Another radio defender, one who I perceive as an old man that refuses to acknowledge new ideas,
writes of "...a sloppy rewrite of a single radio trade story on the recent Pandora investor’s meeting." In this he does nothing more than rant about a couple of points while ignoring the author's
valid observations; he fails to understand that while his words are read only by radio industry insiders, the author (who he admonishes) is reaching many of the movers and shakers shaping today's media buys.
In nearly every story printed about Pandora in radio industry trades, we see the same modus operandi of discrediting the power of Pandora. Each article is read only by people in radio who need reassurance that their lives are not as complicated as most every other general publication is reporting, and certainly as reported by nearly all publications aimed at readers 18-34 years old.
To trash competition has never been the way of winning, but radio industry writers seem to pull energy from pointing to the safety net of reaching 93% of the population, "and Pandora doesn't."
What's not acknowledged - except in that article by Ed Ryan - is that media buyers don't care about radio's reach. They care about reaching a specific audience, and then receiving documentation on what that campaign produced. The radio industry has the power to do this today, but it has put no energy towards doing so. That is your real story, the one not being reported by radio industry trades.
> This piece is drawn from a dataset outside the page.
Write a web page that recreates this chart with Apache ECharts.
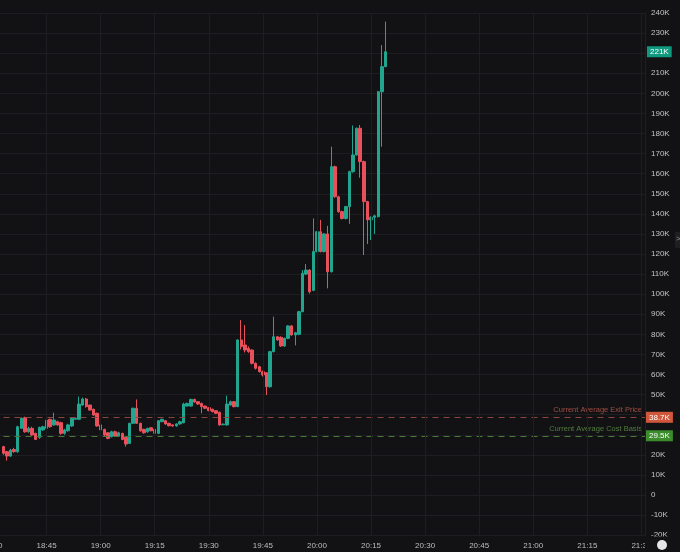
<!DOCTYPE html>
<html>
<head>
<meta charset="utf-8">
<script src="https://cdn.jsdelivr.net/npm/echarts@6/dist/echarts.min.js"></script>
<style>
html, body { margin: 0; padding: 0; background: #121215; }
#chart { width: 680px; height: 552px; }
</style>
</head>
<body>
<div id="chart"></div>
<script>
// 1 minute candles starting 18:33, prices in K
var firstCandle = '18:33';
var opens = [24.1, 21.6, 19.4, 22.7, 21.6, 33.2, 38.5, 31.5, 33.2, 30.7,
    28.7, 32.4, 33.2, 37.7, 34.9, 36.5, 36.0, 30.7, 32.0, 34.4,
    37.7, 37.7, 44.8, 47.8, 44.8, 42.7, 40.7, 34.9, 32.7, 31.0,
    29.0, 31.5, 29.4, 30.7, 28.7, 25.7, 35.7, 43.2, 35.7, 32.7,
    31.5, 33.5, 32.7, 30.7, 36.5, 37.0, 35.7, 34.9, 34.4, 35.4,
    36.0, 44.3, 44.3, 47.6, 46.5, 45.6, 44.3, 43.5, 42.7, 42.0,
    41.2, 35.0, 34.9, 44.8, 46.5, 44.0, 77.2, 74.7, 73.0, 72.2,
    65.6, 63.9, 61.4, 60.9, 53.9, 71.4, 78.8, 78.5, 74.2, 78.0,
    84.2, 79.7, 80.0, 91.3, 110.0, 112.0, 101.9, 121.2, 131.1, 121.2,
    130.0, 111.2, 163.5, 148.5, 141.1, 137.7, 143.6, 161.0, 169.3, 182.6,
    166.0, 146.1, 137.0, 138.3, 138.6, 200.8, 213.3];
var closes = [20.8, 19.4, 22.4, 21.6, 34.0, 38.2, 31.5, 33.2, 29.9, 27.7,
    33.7, 34.0, 37.3, 34.0, 37.3, 34.9, 30.7, 32.4, 34.9, 38.2,
    38.2, 45.3, 47.8, 44.0, 42.3, 39.8, 34.4, 32.4, 29.9, 28.2,
    31.5, 29.4, 31.0, 27.7, 25.4, 35.7, 43.2, 35.7, 32.0, 31.0,
    33.2, 32.0, 30.7, 37.0, 37.7, 35.4, 34.5, 34.4, 35.4, 36.5,
    45.3, 45.6, 47.6, 46.3, 45.3, 44.0, 43.2, 42.0, 41.5, 40.7,
    34.9, 35.3, 45.3, 46.5, 44.0, 77.2, 73.9, 72.2, 71.4, 65.6,
    63.1, 61.4, 59.8, 53.9, 71.4, 78.8, 77.2, 74.2, 78.0, 84.2,
    79.7, 80.8, 91.3, 110.4, 112.0, 101.2, 121.2, 131.1, 121.2, 130.0,
    111.2, 163.5, 148.5, 141.1, 137.7, 143.6, 161.0, 169.3, 182.6, 166.0,
    146.1, 137.0, 138.3, 139.0, 200.8, 213.3, 220.7];
var lows = [20.0, 17.1, 19.0, 21.0, 21.0, 33.0, 31.0, 31.0, 29.5, 27.4,
    28.0, 32.0, 33.0, 33.5, 34.5, 34.5, 30.0, 30.0, 31.5, 34.0,
    37.5, 37.5, 44.5, 43.5, 42.0, 39.5, 34.0, 32.0, 29.0, 27.8,
    28.7, 29.0, 29.0, 27.3, 24.1, 25.4, 35.5, 35.4, 31.5, 30.5,
    31.0, 31.8, 30.0, 30.3, 36.3, 35.0, 34.2, 34.0, 34.0, 35.0,
    35.7, 44.0, 44.0, 46.0, 45.0, 40.7, 42.8, 41.7, 41.2, 40.3,
    34.5, 34.8, 34.6, 44.5, 43.7, 43.8, 72.5, 71.0, 70.8, 65.0,
    62.5, 61.0, 59.0, 49.8, 53.5, 71.0, 76.8, 73.8, 73.8, 77.6,
    79.3, 74.5, 79.6, 91.0, 109.5, 100.3, 101.5, 120.8, 120.8, 120.8,
    102.9, 110.8, 148.0, 140.5, 137.2, 137.2, 135.0, 160.5, 169.0, 158.0,
    119.5, 125.0, 127.0, 130.0, 138.2, 173.4, 213.0];
var highs = [24.5, 22.0, 23.0, 23.5, 34.5, 38.6, 39.0, 34.0, 34.0, 31.0,
    34.0, 34.5, 38.0, 38.0, 41.0, 37.0, 36.5, 33.0, 35.5, 38.6,
    38.6, 49.0, 48.5, 48.3, 45.0, 43.0, 41.0, 35.2, 33.0, 31.3,
    32.0, 32.0, 31.5, 31.0, 29.0, 36.0, 43.5, 47.6, 36.0, 33.0,
    33.5, 33.8, 33.0, 37.3, 38.0, 37.3, 36.0, 35.2, 35.7, 37.0,
    46.0, 46.0, 48.0, 48.0, 46.8, 46.0, 44.5, 43.8, 43.0, 42.3,
    41.5, 35.6, 49.5, 47.0, 46.8, 77.5, 87.1, 84.6, 74.0, 72.5,
    66.0, 64.3, 62.0, 61.2, 71.8, 88.8, 79.2, 79.0, 78.4, 84.6,
    84.6, 81.2, 91.7, 112.0, 115.0, 112.5, 137.7, 131.5, 137.0, 130.4,
    134.0, 173.4, 164.0, 149.0, 141.5, 144.0, 161.5, 184.0, 183.0, 184.2,
    166.5, 146.5, 138.8, 139.5, 201.2, 224.0, 235.7];

var exitPrice = 38.7;
var costBasis = 29.5;
var lastPrice = 220.7;

// x categories, one per minute from 18:30 to 21:31
var minutes = [];
for (var m = 18 * 60 + 30; m <= 21 * 60 + 31; m++) {
    var mm = m % 60;
    minutes.push(Math.floor(m / 60) + ':' + (mm < 10 ? '0' + mm : mm));
}

var start = minutes.indexOf(firstCandle);
var candles = [];
for (var i = 0; i < start; i++) {
    candles.push(['-', '-', '-', '-']);
}
for (var j = 0; j < opens.length; j++) {
    candles.push([opens[j], closes[j], lows[j], highs[j]]);
}

function quarterHour(idx, val) {
    return Number(val.split(':')[1]) % 15 === 0;
}

var upColor = '#22a58f';
var downColor = '#e9505c';
var bg = '#121215';
var clear = 'rgba(0,0,0,0)';

var myChart = echarts.init(document.getElementById('chart'));
var option = {
    backgroundColor: bg,
    animation: false,
    grid: { left: -7.5, right: 35, top: 13, bottom: 16.8, containLabel: false, outerBoundsMode: 'none' },
    xAxis: {
        type: 'category',
        data: minutes,
        boundaryGap: false,
        zlevel: 2,
        axisLine: { show: false },
        axisTick: { show: false },
        axisLabel: {
            interval: quarterHour,
            color: '#bdbdbd',
            fontSize: 8,
            fontFamily: 'Liberation Sans',
            margin: 7
        },
        splitLine: {
            show: true,
            interval: quarterHour,
            lineStyle: { color: '#1e1e22', width: 1 }
        }
    },
    yAxis: {
        type: 'value',
        position: 'right',
        min: -20,
        max: 240,
        interval: 10,
        axisLine: { show: true, lineStyle: { color: '#202024' } },
        axisTick: { show: false },
        axisLabel: {
            color: '#c4c4c4',
            fontSize: 8,
            fontFamily: 'Liberation Sans',
            margin: 6,
            formatter: function (v) { return v === 0 ? '0' : v + 'K'; }
        },
        splitLine: { lineStyle: { color: '#1e1e22', width: 1 } }
    },
    series: [{
        type: 'candlestick',
        barWidth: '82%',
        data: candles,
        itemStyle: {
            color: upColor,
            color0: downColor,
            borderColor: upColor,
            borderColor0: downColor,
            borderWidth: 1
        },
        markLine: {
            silent: true,
            symbol: 'none',
            precision: 1,
            data: [
                {
                    yAxis: exitPrice,
                    lineStyle: { color: '#8a463c', type: [6, 5], width: 1 },
                    label: {
                        position: 'insideEndTop', formatter: 'Current Average Exit Price',
                        color: '#a04d42', fontSize: 7.5, fontFamily: 'Liberation Sans', distance: 3
                    }
                },
                {
                    yAxis: exitPrice,
                    lineStyle: { color: clear, width: 0 },
                    label: {
                        position: 'end', formatter: '38.7K', color: '#fff', fontSize: 8,
                        fontFamily: 'Liberation Sans', backgroundColor: '#d0573b',
                        padding: [2, 3, 1, 3], distance: 1
                    }
                },
                {
                    yAxis: costBasis,
                    lineStyle: { color: '#467a36', type: [6, 5], width: 1 },
                    label: {
                        position: 'insideEndTop', formatter: 'Current Average Cost Basis',
                        color: '#527e3c', fontSize: 7.5, fontFamily: 'Liberation Sans', distance: 3
                    }
                },
                {
                    yAxis: costBasis,
                    lineStyle: { color: clear, width: 0 },
                    label: {
                        position: 'end', formatter: '29.5K', color: '#fff', fontSize: 8,
                        fontFamily: 'Liberation Sans', backgroundColor: '#3b8d2c',
                        padding: [2, 3, 1, 3], distance: 1
                    }
                },
                {
                    yAxis: lastPrice,
                    lineStyle: { color: clear, width: 0 },
                    label: {
                        position: 'end', formatter: '221K', color: '#fff', fontSize: 8,
                        fontFamily: 'Liberation Sans', backgroundColor: '#0f9a80',
                        padding: [2, 3, 1, 3], distance: 2
                    }
                }
            ]
        }
    }],
    graphic: [
        // bottom band clips -20K, corner box clips the last time label
        { type: 'rect', zlevel: 1, shape: { x: 0, y: 536.5, width: 680, height: 16 }, style: { fill: bg } },
        { type: 'rect', zlevel: 3, shape: { x: 645, y: 537, width: 35, height: 15 }, style: { fill: bg } },
        { type: 'circle', zlevel: 3, shape: { cx: 662, cy: 545, r: 5 }, style: { fill: '#e6e6e6' } },
        { type: 'rect', zlevel: 3, shape: { x: 675, y: 232, width: 6, height: 16, r: 1 }, style: { fill: '#1f1f23' } },
        { type: 'text', zlevel: 3, x: 676, y: 235, style: { text: '>', fill: '#9a9a9a', fontSize: 8 } }
    ]
};
myChart.setOption(option);
</script>
</body>
</html>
Another item to consider is displayed in a simple graph of growth for mobile listening to radio. It's pulled directly from Audio Graphics'
RadioRow analytics (an online radio station portal). Here's what mobile listening to radio looks like over just seven months (Jan. 1-July 28, 2011) - a 94.7% increase.
The snipping by radio writers, and the blind following of faith that radio always was and always will be the predominant audio choice, is misplaced energy. In the midst of offering bitter accounts of what the world should be, attempts to understand why the shift is occurring are absent from what's written by radio publications.
The radio industry needs to move towards wrapping its arms around new media, metrics, analytics, and a more meaningful programming style (as defined by those who will be 34- 54 years old tomorrow).
This isn't the 1980s anymore. Choice and consolidation's cutbacks are what's eating away at the power of this once very powerful media. Radio's angst is showing.
To argue that Pandora is not radio, or that the numbers offered by it are not "true" reports of its audience's listening patterns, only falls on radio industry ears.
Young media buyers are looking closely at what new media offers, and Pandora is on the top of that heap. It's a shame that what they want is only a step away from from what the radio industry could offer - if it spent more time learning, and less on snipping at new competition.